- DIRECTIONS FOR THIS TASK:
Exactly the lines between the line containing "Reproduce this chart with Plotly." and the line containing "import plotly.graph_objects as go", together with those two lines, are to be output.

- SOURCE MATERIAL:

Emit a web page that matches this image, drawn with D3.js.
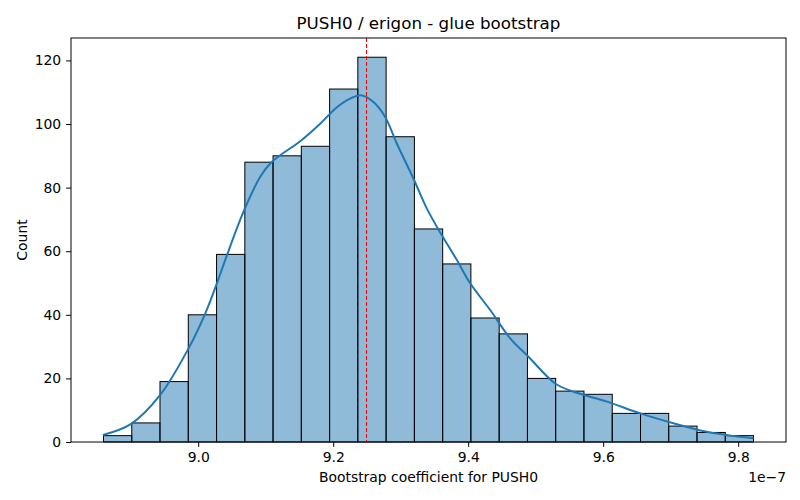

* * *

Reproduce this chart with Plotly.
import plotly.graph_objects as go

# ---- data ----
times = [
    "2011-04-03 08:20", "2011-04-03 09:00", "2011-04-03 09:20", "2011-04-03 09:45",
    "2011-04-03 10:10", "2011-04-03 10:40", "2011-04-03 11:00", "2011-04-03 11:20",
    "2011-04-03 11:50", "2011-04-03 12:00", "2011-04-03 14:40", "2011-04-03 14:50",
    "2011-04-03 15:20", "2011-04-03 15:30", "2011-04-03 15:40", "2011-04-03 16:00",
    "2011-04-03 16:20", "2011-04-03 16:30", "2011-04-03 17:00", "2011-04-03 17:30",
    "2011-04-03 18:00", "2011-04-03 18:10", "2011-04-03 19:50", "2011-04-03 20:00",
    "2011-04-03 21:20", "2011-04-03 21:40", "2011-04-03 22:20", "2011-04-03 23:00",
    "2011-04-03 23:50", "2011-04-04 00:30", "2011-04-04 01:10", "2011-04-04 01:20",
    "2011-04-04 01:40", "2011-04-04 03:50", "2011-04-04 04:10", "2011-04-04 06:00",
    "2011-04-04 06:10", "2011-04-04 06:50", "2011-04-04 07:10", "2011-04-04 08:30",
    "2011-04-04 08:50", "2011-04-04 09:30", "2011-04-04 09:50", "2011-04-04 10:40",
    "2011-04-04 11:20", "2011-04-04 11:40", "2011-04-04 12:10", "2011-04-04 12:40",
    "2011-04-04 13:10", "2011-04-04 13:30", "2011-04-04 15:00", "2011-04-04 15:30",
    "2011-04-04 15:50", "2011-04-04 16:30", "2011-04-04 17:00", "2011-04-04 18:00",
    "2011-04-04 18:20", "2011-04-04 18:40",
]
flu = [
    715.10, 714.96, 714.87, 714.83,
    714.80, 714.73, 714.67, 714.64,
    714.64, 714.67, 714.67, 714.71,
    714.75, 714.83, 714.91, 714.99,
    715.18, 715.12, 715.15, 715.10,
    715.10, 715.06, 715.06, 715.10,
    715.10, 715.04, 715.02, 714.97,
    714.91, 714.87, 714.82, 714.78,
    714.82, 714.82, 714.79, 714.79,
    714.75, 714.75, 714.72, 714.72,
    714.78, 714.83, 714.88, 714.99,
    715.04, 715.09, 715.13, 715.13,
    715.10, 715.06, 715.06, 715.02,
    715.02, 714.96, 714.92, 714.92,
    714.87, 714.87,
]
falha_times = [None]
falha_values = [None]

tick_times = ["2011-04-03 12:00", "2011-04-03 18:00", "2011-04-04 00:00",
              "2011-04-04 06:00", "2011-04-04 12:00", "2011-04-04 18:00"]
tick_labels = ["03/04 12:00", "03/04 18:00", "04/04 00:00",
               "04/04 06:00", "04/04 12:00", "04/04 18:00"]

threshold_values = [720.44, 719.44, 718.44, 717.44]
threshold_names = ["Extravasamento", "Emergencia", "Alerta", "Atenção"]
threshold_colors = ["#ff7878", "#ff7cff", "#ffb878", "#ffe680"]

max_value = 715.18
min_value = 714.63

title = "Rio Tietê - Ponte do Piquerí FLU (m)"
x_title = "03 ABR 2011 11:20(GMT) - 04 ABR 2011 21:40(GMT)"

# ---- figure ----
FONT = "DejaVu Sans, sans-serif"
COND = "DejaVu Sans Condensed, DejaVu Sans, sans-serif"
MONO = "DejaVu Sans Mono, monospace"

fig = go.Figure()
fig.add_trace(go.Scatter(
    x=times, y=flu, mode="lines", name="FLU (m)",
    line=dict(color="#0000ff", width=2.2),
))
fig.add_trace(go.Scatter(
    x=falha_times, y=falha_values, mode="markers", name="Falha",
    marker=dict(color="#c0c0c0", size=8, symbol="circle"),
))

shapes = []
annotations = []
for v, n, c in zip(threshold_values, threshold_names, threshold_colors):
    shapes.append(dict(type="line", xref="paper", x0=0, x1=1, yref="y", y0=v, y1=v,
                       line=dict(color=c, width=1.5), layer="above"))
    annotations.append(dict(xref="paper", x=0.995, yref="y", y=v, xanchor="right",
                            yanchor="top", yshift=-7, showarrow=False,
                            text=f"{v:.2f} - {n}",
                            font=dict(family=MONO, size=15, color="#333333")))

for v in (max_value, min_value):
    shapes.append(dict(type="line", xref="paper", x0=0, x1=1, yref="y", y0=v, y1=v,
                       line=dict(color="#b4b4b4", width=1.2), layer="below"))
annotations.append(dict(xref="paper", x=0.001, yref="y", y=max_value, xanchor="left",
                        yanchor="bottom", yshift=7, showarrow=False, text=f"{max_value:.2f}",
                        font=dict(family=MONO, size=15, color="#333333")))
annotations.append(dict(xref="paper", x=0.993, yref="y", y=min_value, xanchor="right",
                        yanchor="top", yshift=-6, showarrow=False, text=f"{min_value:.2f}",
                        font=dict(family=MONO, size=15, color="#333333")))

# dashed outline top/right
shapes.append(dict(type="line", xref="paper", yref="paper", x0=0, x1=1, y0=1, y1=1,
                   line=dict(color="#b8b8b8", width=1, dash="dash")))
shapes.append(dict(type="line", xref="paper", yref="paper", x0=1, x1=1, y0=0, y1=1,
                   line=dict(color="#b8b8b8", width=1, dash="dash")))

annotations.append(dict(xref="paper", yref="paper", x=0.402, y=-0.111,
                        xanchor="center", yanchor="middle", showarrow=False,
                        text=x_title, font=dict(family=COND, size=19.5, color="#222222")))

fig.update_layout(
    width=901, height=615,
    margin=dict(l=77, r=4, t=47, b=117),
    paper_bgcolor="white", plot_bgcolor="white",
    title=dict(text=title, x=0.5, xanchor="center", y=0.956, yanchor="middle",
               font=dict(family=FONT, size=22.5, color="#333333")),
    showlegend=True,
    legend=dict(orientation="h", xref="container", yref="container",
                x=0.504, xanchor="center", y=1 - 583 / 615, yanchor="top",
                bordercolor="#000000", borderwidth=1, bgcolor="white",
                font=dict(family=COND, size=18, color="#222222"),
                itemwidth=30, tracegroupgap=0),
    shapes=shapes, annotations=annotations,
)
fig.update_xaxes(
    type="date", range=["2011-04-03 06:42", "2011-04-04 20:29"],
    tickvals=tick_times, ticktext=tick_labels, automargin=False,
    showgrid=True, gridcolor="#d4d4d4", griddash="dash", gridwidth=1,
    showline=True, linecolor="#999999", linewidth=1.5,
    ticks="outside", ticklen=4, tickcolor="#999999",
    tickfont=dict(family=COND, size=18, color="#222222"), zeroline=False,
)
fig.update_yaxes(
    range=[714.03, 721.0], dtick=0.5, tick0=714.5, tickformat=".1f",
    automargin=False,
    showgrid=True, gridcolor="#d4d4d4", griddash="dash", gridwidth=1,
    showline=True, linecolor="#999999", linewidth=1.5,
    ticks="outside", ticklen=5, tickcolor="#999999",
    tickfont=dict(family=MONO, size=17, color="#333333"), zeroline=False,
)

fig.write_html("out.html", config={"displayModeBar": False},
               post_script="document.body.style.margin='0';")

- CORRECT RESULT:
Reproduce this chart with Plotly.
import plotly.graph_objects as go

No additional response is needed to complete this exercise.